One typical characterestic of electric guitar recordings is that they don’t necessarily have that much dynamic range, and as such you’ll often find that rhythm parts will hold a pretty consistent place in your mix balance without any real dynamics or automation work. Solo parts, on the other hand, are a whole different kettle of fish, because of the way an overdriven amp responds to different types of playing. A single note will come through pretty cleanly even with lots of overdrive, as will open-fifth powerchords. The moment you start hitting other intervals and chord-shapes, though, you get a whole load of complex intermodulation distortion components that completely change the tone, and usually increase the noisy, non-pitched sonic components too. The result is that even if you heavily compress the electric-guitar solo in your mix (which may not be musically appropriate to start with!), it’s very common to find that some sections of the line will cut through effortlessly, while others struggle to avoid getting submerged by other parts such as rhythm guitars and keyboards. And if the guitarist’s using modulated effects-pedal processing too (like the wah pedal in this case), that only complicates things further.

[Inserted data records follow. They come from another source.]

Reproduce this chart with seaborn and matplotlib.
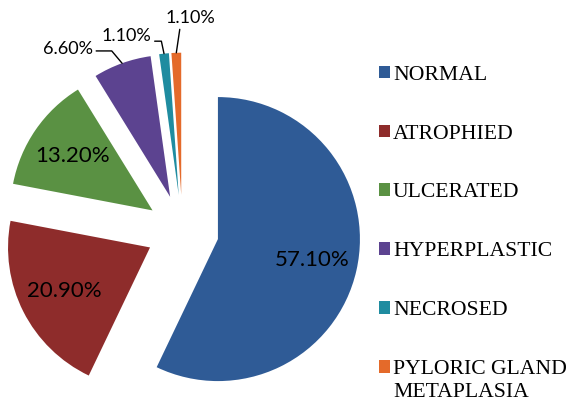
import matplotlib
matplotlib.use('Agg')
import matplotlib.pyplot as plt
import numpy as np
import seaborn as sns

categories = ['NORMAL', 'ATROPHIED', 'ULCERATED', 'HYPERPLASTIC', 'NECROSED', 'PYLORIC GLAND']
extra_line = 'METAPLASIA'
percentages = [57.1, 20.9, 13.2, 6.6, 1.1, 1.1]
colours = ['#2F5B96', '#8E2C2B', '#5A9143', '#5C4390', '#1F8CA0', '#E46A2A']

sns.set_theme(style='white')
plt.rcParams['font.family'] = ['Lato', 'DejaVu Sans']
plt.rcParams['text.color'] = 'black'

fig = plt.figure(figsize=(5.69, 4.03), dpi=100)
ax = fig.add_axes([0, 0, 1, 1])
wedges, texts, autotexts = ax.pie(
    percentages, colors=sns.color_palette(colours), startangle=90,
    counterclock=False, explode=[0.256] * len(percentages),
    autopct='%.2f%%', pctdistance=0.68,
    textprops=dict(fontsize=16, color='black'),
    wedgeprops=dict(linewidth=0))
ax.set_xlim(-1.285, 2.722)
ax.set_ylim(-1.211, 1.627)
ax.axis('off')

# small slices get their label outside with a leader line
outside = {
    3: dict(offset=(-39, 10), relpos=(1, 0.4), conn='angle,angleA=0,angleB=130,rad=0'),
    4: dict(offset=(-27, 13), relpos=(1, 0.15), conn='angle,angleA=0,angleB=102,rad=0'),
    5: dict(offset=(10, 25), relpos=(0.3, 0), conn='arc3'),
}
for i, o in outside.items():
    autotexts[i].set_visible(False)
    w = wedges[i]
    th = np.deg2rad((w.theta1 + w.theta2) / 2)
    xy = (w.center[0] + w.r * np.cos(th), w.center[1] + w.r * np.sin(th))
    ax.annotate(f'{percentages[i]:.2f}%', xy=xy, xytext=o['offset'],
                textcoords='offset points', ha='center', va='center', fontsize=13,
                arrowprops=dict(arrowstyle='-', color='black', lw=1,
                                relpos=o['relpos'], connectionstyle=o['conn'],
                                shrinkA=0, shrinkB=0))

leg = fig.legend(wedges, categories, loc='upper left', bbox_to_anchor=(0.666, 0.837),
                 frameon=False, prop=dict(family='Liberation Serif', size=15.6),
                 labelspacing=1.84, handlelength=0.52, handleheight=0.52,
                 handletextpad=0.12, borderpad=0, borderaxespad=0)

fig.canvas.draw()
bb = leg.get_texts()[-1].get_window_extent()
fig.text(bb.x0 / fig.bbox.width, (bb.y0 - 4) / fig.bbox.height, extra_line,
         family='Liberation Serif', size=15.6, va='top', ha='left')

fig.savefig('out.png', dpi=100)
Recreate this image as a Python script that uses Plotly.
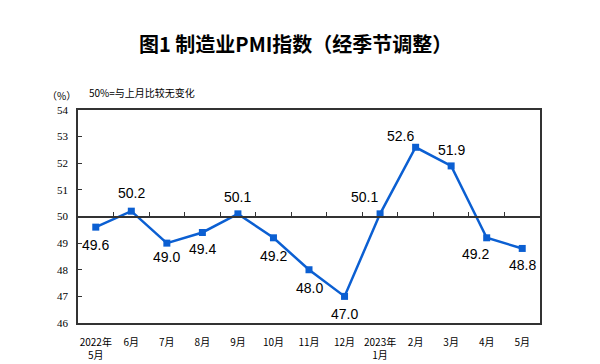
import plotly.graph_objects as go

months = ["2022年<br>5月", "6月", "7月", "8月", "9月", "10月", "11月", "12月",
          "2023年<br>1月", "2月", "3月", "4月", "5月"]
pmi = [49.6, 50.2, 49.0, 49.4, 50.1, 49.2, 48.0, 47.0, 50.1, 52.6, 51.9, 49.2, 48.8]
label_dx = [0, 0, 0, 0, 0, 0, 0, 0, -16, -15, 0, -11, 0]
label_dy = [-18, 18, -14, -17, 17, -18, -18, -18, 17, 11, 16, -16, -17]
yticks = [46, 47, 48, 49, 50, 51, 52, 53, 54]

x = list(range(len(months)))
blue = "#0b5fd2"
cjk = "Noto Sans CJK SC"

fig = go.Figure()
fig.add_trace(go.Scatter(
    x=x, y=pmi, mode="lines+markers",
    line=dict(color=blue, width=2.5),
    marker=dict(symbol="square", size=7, color=blue),
    hoverinfo="skip", showlegend=False,
))
# invisible trace so the 50-line axis is drawn
fig.add_trace(go.Scatter(x=[x[0]], y=[50], xaxis="x2", mode="markers",
                         marker=dict(opacity=0), showlegend=False, hoverinfo="skip"))

for xi, v, dx, dy in zip(x, pmi, label_dx, label_dy):
    fig.add_annotation(x=xi, y=v, text=f"{v:.1f}", showarrow=False,
                       xshift=dx, yshift=dy,
                       font=dict(family="Liberation Sans, Arial", size=14, color="#000"))

fig.add_annotation(x=-0.035, y=1.07, xref="paper", yref="paper", xanchor="center",
                   yanchor="middle", text="（%）", showarrow=False,
                   font=dict(family=cjk, size=10, color="#000"))
fig.add_annotation(x=0.019, y=1.08, xref="paper", yref="paper", xanchor="left",
                   yanchor="middle", text="50%=与上月比较无变化", showarrow=False,
                   font=dict(family=cjk, size=10, color="#000"))

fig.update_layout(
    width=592, height=356,
    margin=dict(l=70, r=60, t=102, b=41),
    paper_bgcolor="white", plot_bgcolor="white",
    title=dict(text="<b>图1 制造业PMI指数（经季节调整）</b>", x=0.486, xanchor="center",
               y=0.896, yanchor="middle",
               font=dict(family=cjk, size=20, color="#000")),
    xaxis=dict(range=[-0.5, 12.5], tickmode="array", tickvals=x, ticktext=months,
               showline=True, linecolor="#333", linewidth=1.5, mirror=True,
               ticks="", showgrid=False, zeroline=False, ticklabelstandoff=9,
               automargin=False,
               tickfont=dict(family=cjk, size=10, color="#000")),
    xaxis2=dict(range=[-0.5, 12.5], overlaying="x", anchor="free", position=0.5,
                side="top", showline=True, linecolor="#333", linewidth=1.5,
                tickmode="array", tickvals=[i + 0.5 for i in x[:-1]],
                ticks="outside", ticklen=4, tickcolor="#333", tickwidth=1,
                showticklabels=False, showgrid=False, zeroline=False,
                automargin=False),
    yaxis=dict(range=[46, 54], tickmode="array", tickvals=yticks,
               showline=True, linecolor="#333", linewidth=1.5, mirror=True,
               ticks="inside", ticklen=4, tickcolor="#333",
               showgrid=False, zeroline=False, ticklabelstandoff=6,
               automargin=False,
               tickfont=dict(family="Liberation Serif", size=11, color="#000")),
)

fig.write_html("out.html")
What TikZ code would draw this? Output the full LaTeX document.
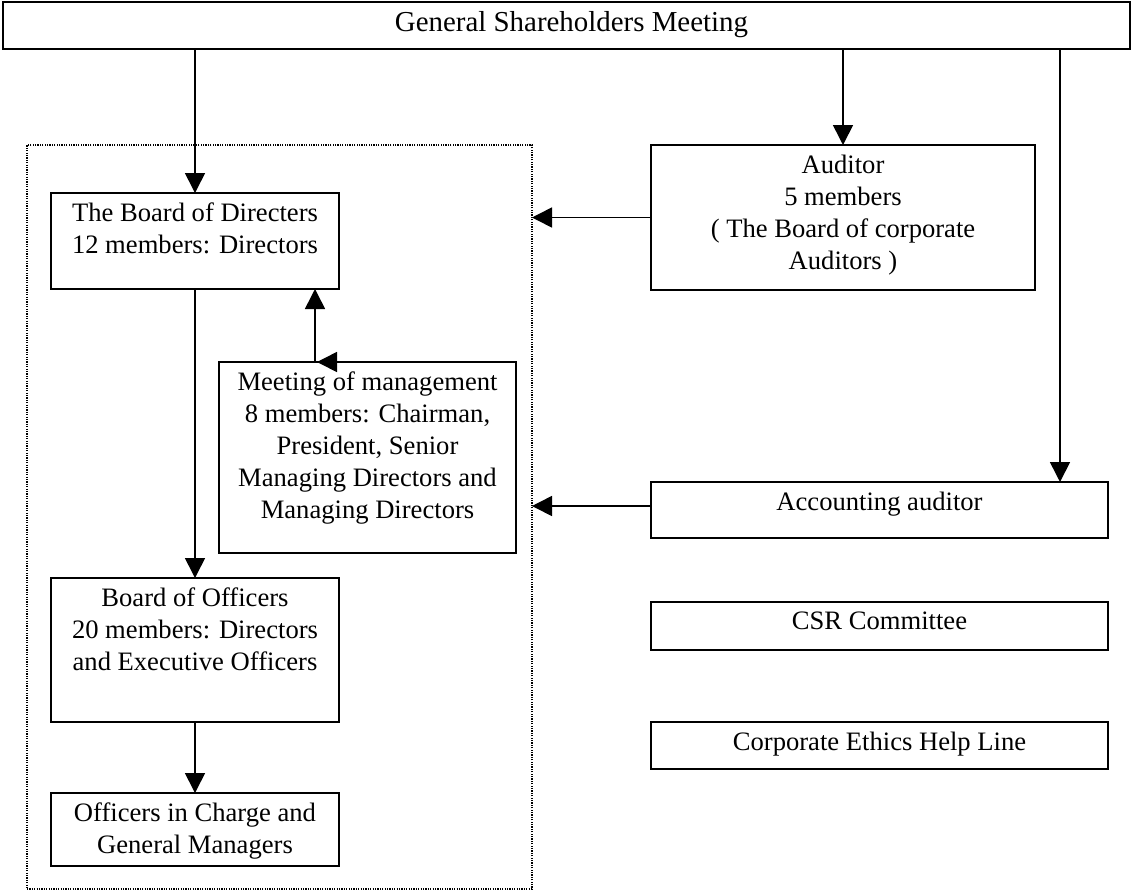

All of which makes the guitar-solo balancing in this track particularly impressive, not only in terms of how the instrument’s level remains so solid, but also because the tone never gets harsh or piercing, no matter what the part’s doing or where the wah pedal’s set – something that I know from experience can be tremendously difficult to achieve. It’s conceivable that we might just be hearing an amp that’s been miked from a couple of feet away, as that’s one way you can maintain a smoother sound with distorted guitars in general, but I wouldn’t be at all surprised if some kind of EQ automation were at work here as well.